Monday, January 12, 2009

"The Good German" (2006) - Movie Review

Can a film suck the energy out of you so that you hesitate so much to even write a review? Yes it can. Does not need to be a dramatically horrible film but just enough to push you off the edge of boredom and laziness to make you think like that? And it is little too troubling to see the talent pool of Steven Soderbergh with George Clooney and Cate Blanchett spoil the fun of watching a film. Especially if it also tries to reenact the black and white film noir experience in a particularly bad script. This is “The Good German”, a film with no interest drawing whatsoever from its audience.

With a faithful presentation in terms of colour, music and look, “The Good German” is on a murder mystery happening in the post World War - II Berlin. Jake Geismer (George Clooney), an American war correspondent comes to Berlin assigned to a boyish looking Tully (Tobey Maguire) as his driver. Tully is a snaky character having his slimy arms wrapped around a German woman Lena (Cate Blanchett) and earns his living in Black Marketing. There is an Emil Brandt missing in this picture for whom every one is looking for. That is the suspense out here which links these three and many others that when it is out you have no interest in knowing the truth as it seems.

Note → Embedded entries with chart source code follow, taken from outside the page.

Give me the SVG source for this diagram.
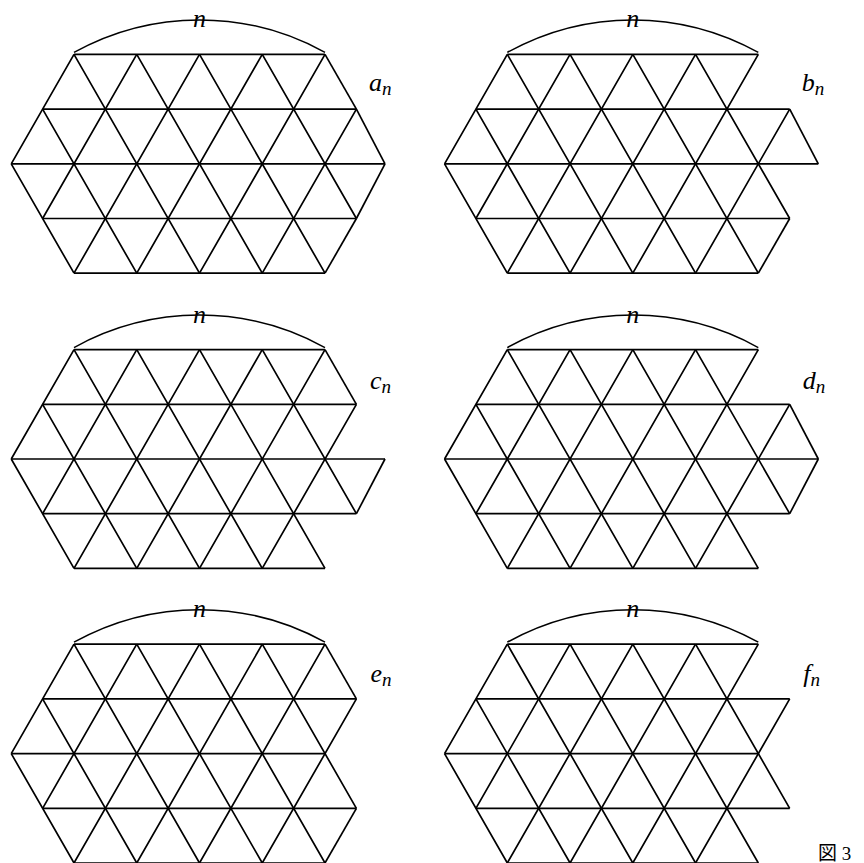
<svg xmlns="http://www.w3.org/2000/svg" xmlns:xlink="http://www.w3.org/1999/xlink" width="864" height="863" viewBox="0 0 864 863">
<style>
  .g { fill: none; stroke: #000; stroke-width: 1.7; }
  .arc { fill: none; stroke: #000; stroke-width: 1.5; }
  .m { font-family: 'Liberation Serif', 'Times New Roman', serif; font-style: italic; font-size: 26px; fill: #000; }
  .sub { font-size: 19px; }
</style>
<defs>
  <g id="base">
    <path class="g" d="M0 0H251 M-31.4 54.7H282.4 M-62.75 109.4H251 M-31.4 164.1H282.4 M0 218.8H251"/>
    <path class="g" d="M-62.75 109.4L0 218.8 M-31.4 54.7L62.75 218.8 M0 0L125.5 218.8 M62.75 0L188.25 218.8 M125.5 0L251 218.8 M188.25 0L282.4 164.1"/>
    <path class="g" d="M0 0L-62.75 109.4 M62.75 0L-31.4 164.1 M125.5 0L0 218.8 M188.25 0L62.75 218.8 M251 0L125.5 218.8 M282.4 54.7L188.25 218.8"/>
    <path class="arc" d="M0 -2A258.6 258.6 0 0 1 251 -2"/>
    <text class="m" x="125.5" y="-27" text-anchor="middle">n</text>
  </g>
  <path id="h2ext" class="g" d="M251 109.4H311"/>
  <path id="dr8a" class="g" d="M251 0L282.4 54.7"/>
  <path id="dr8b" class="g" d="M282.4 54.7L311 109.4"/>
  <path id="dl12a" class="g" d="M311 109.4L282.4 164.1"/>
  <path id="dl12b" class="g" d="M282.4 164.1L251 218.8"/>
</defs>

<g id="fig-a" transform="translate(74,54.4)">
  <use href="#base" xlink:href="#base"/>
  <g id="fig-a-edges">
    <use href="#h2ext" xlink:href="#h2ext"/>
    <use href="#dr8a" xlink:href="#dr8a"/>
    <use href="#dr8b" xlink:href="#dr8b"/>
    <use href="#dl12a" xlink:href="#dl12a"/>
    <use href="#dl12b" xlink:href="#dl12b"/>
  </g>
  <text class="m" x="295" y="36.5">a<tspan class="sub" dy="4">n</tspan></text>
</g>

<g id="fig-b" transform="translate(507.3,54.4)">
  <use href="#base" xlink:href="#base"/>
  <g id="fig-b-edges">
    <use href="#h2ext" xlink:href="#h2ext"/>
    <use href="#dr8b" xlink:href="#dr8b"/>
    <use href="#dl12b" xlink:href="#dl12b"/>
  </g>
  <text class="m" x="294.5" y="36.5">b<tspan class="sub" dy="4">n</tspan></text>
</g>

<g id="fig-c" transform="translate(74,349.6)">
  <use href="#base" xlink:href="#base"/>
  <g id="fig-c-edges">
    <use href="#h2ext" xlink:href="#h2ext"/>
    <use href="#dr8a" xlink:href="#dr8a"/>
    <use href="#dl12a" xlink:href="#dl12a"/>
  </g>
  <text class="m" x="296" y="39.5">c<tspan class="sub" dy="4">n</tspan></text>
</g>

<g id="fig-d" transform="translate(507.3,349.6)">
  <use href="#base" xlink:href="#base"/>
  <g id="fig-d-edges">
    <use href="#h2ext" xlink:href="#h2ext"/>
    <use href="#dr8b" xlink:href="#dr8b"/>
    <use href="#dl12a" xlink:href="#dl12a"/>
  </g>
  <text class="m" x="295.5" y="39.5">d<tspan class="sub" dy="4">n</tspan></text>
</g>

<g id="fig-e" transform="translate(74,644.2)">
  <use href="#base" xlink:href="#base"/>
  <g id="fig-e-edges">
    <use href="#dr8a" xlink:href="#dr8a"/>
    <use href="#dl12b" xlink:href="#dl12b"/>
  </g>
  <text class="m" x="296.5" y="37.5">e<tspan class="sub" dy="4">n</tspan></text>
</g>

<g id="fig-f" transform="translate(507.3,644.2)">
  <use href="#base" xlink:href="#base"/>
  <text class="m" x="296" y="37.5">f<tspan class="sub" dy="4">n</tspan></text>
</g>

<text id="caption" x="818" y="860" font-family="'Liberation Serif', 'Noto Sans CJK JP', serif" font-size="19" fill="#000" style="font-size:19px">図 3</text>
</svg>
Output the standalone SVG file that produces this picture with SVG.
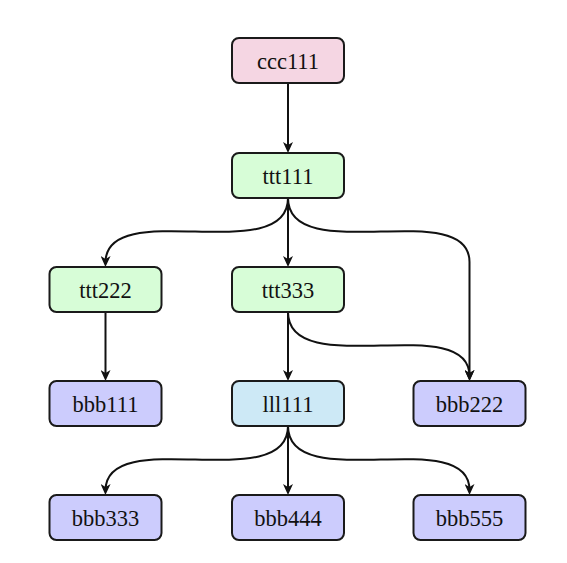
<svg xmlns="http://www.w3.org/2000/svg" width="567" height="563" viewBox="0 0 567 563">
<style>
.box{stroke:#1a1a1a;stroke-width:2}
.lbl{font-family:"Liberation Serif","DejaVu Serif",serif;font-size:22.5px;text-anchor:middle;fill:#111}
.edge{fill:none;stroke:#111;stroke-width:2}
.pink{fill:#f5d6e3}
.green{fill:#d7fdd7}
.blue{fill:#ccccfd}
.cyan{fill:#cde9f6}
</style>
<defs>
<marker id="arr" viewBox="0 0 11 10" refX="6" refY="5" markerWidth="11" markerHeight="10" markerUnits="userSpaceOnUse" orient="auto">
<path d="M0,0 L11,5 L0,10 L3,5 Z" fill="#111"/>
</marker>
</defs>
<rect width="567" height="563" fill="#fff"/>
<g id="edges">
<path class="edge" marker-end="url(#arr)" d="M288,83 V148"/>
<path class="edge" marker-end="url(#arr)" d="M288,198 C288,268 106.5,196 105.5,262"/>
<path class="edge" marker-end="url(#arr)" d="M288,198 V262"/>
<path class="edge" marker-end="url(#arr)" d="M288,198 C288,268 469.5,196 469.5,262 V376"/>
<path class="edge" marker-end="url(#arr)" d="M105.5,312 V376"/>
<path class="edge" marker-end="url(#arr)" d="M288,312 V376"/>
<path class="edge" marker-end="url(#arr)" d="M288,312 C288,382 469.5,310 469.5,376"/>
<path class="edge" marker-end="url(#arr)" d="M288,426 C288,496 106.5,424 105.5,490"/>
<path class="edge" marker-end="url(#arr)" d="M288,426 V490"/>
<path class="edge" marker-end="url(#arr)" d="M288,426 C288,496 469.5,424 469.5,490"/>
</g>
<g id="ccc111"><rect class="box pink" x="232" y="38" width="112" height="45" rx="7"/><text class="lbl" x="288" y="68.5">ccc111</text></g>
<g id="ttt111"><rect class="box green" x="232" y="153" width="112" height="45" rx="7"/><text class="lbl" x="288" y="183.5">ttt111</text></g>
<g id="ttt222"><rect class="box green" x="49.5" y="267" width="112" height="45" rx="7"/><text class="lbl" x="105.5" y="297.5">ttt222</text></g>
<g id="ttt333"><rect class="box green" x="232" y="267" width="112" height="45" rx="7"/><text class="lbl" x="288" y="297.5">ttt333</text></g>
<g id="bbb111"><rect class="box blue" x="49.5" y="381" width="112" height="45" rx="7"/><text class="lbl" x="105.5" y="411.5">bbb111</text></g>
<g id="lll111"><rect class="box cyan" x="232" y="381" width="112" height="45" rx="7"/><text class="lbl" x="288" y="411.5">lll111</text></g>
<g id="bbb222"><rect class="box blue" x="413.5" y="381" width="112" height="45" rx="7"/><text class="lbl" x="469.5" y="411.5">bbb222</text></g>
<g id="bbb333"><rect class="box blue" x="49.5" y="495" width="112" height="45" rx="7"/><text class="lbl" x="105.5" y="525.5">bbb333</text></g>
<g id="bbb444"><rect class="box blue" x="232" y="495" width="112" height="45" rx="7"/><text class="lbl" x="288" y="525.5">bbb444</text></g>
<g id="bbb555"><rect class="box blue" x="413.5" y="495" width="112" height="45" rx="7"/><text class="lbl" x="469.5" y="525.5">bbb555</text></g>
</svg>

The conversation in the film is supposed to be this shadowy things of mystic and suspicion. In the attempt to do that the character speak as if they were reading from a cue card. In the effort to bring back those acting days, it is a faltering presentation of a loose screenplay. Frankly we develop a stoic curiosity in knowing about Jake, Tully or the ever suspicious Lena. The film noir theme it poses does not stir any smart and quirky one liners or the looming investigation leading to strange lands in an already desolated and departed post war Berlin.

There is a passion to make this film in concentrating on the moods and elements of the old 40s films. The shadows are not glorified but are maintained of their ingenuity in putting its mark on a noir picture. The music by Thomas Newman is devoted to replicate the music of those times but Newman has his way of inserting his trademark tunes. Unfortunately though the talented work of his goes to the bland story of “The Good German”.

The film has patches of voice over narration. It is used as a prop put in heavily for the heck of it. It does not add any purpose or clarity to the film. It becomes the huge blame and incapability the voice over generally has on the opinion of coaches for screen writing which is that when the characters does not have real dimension to add an agenda or emotions, it is a cheap tool to convey those to the audience. Here Tobey Maguire’s Tully uses it to say his contention on dealing in Black Market while Lena and Jake have little to nothing to add a dimension to their hollow characters.

Lena is a neither a femme fatale nor the forbidden fruit every one goes nuts for. Honestly there is no attraction in Cate Blanchett to get that role kicking and craving. Nothing against her beauty but the mystical eagerness which generally pulls in the sane men to the madness does not seem to come out of her in this film. She stares in the light in wide angle or submerged in shadows with a constant absence of passion or deviousness. Her damsel in distress is another vacuum in the story of nothing but locations of broken buildings and sweaty uniforms.

“The Good German” is a perfectly formed boring film. There is nothing as a sense of direction or an effort to have a suspense we would care for. In the story telling we are distracted by the visual due to the lack of material in the characters and their deliveries of dialogues evaporating well before it is uttered. “The Good German” sucked the energy out of me and managed to evacuate the enthusiasm even to slam it in the review.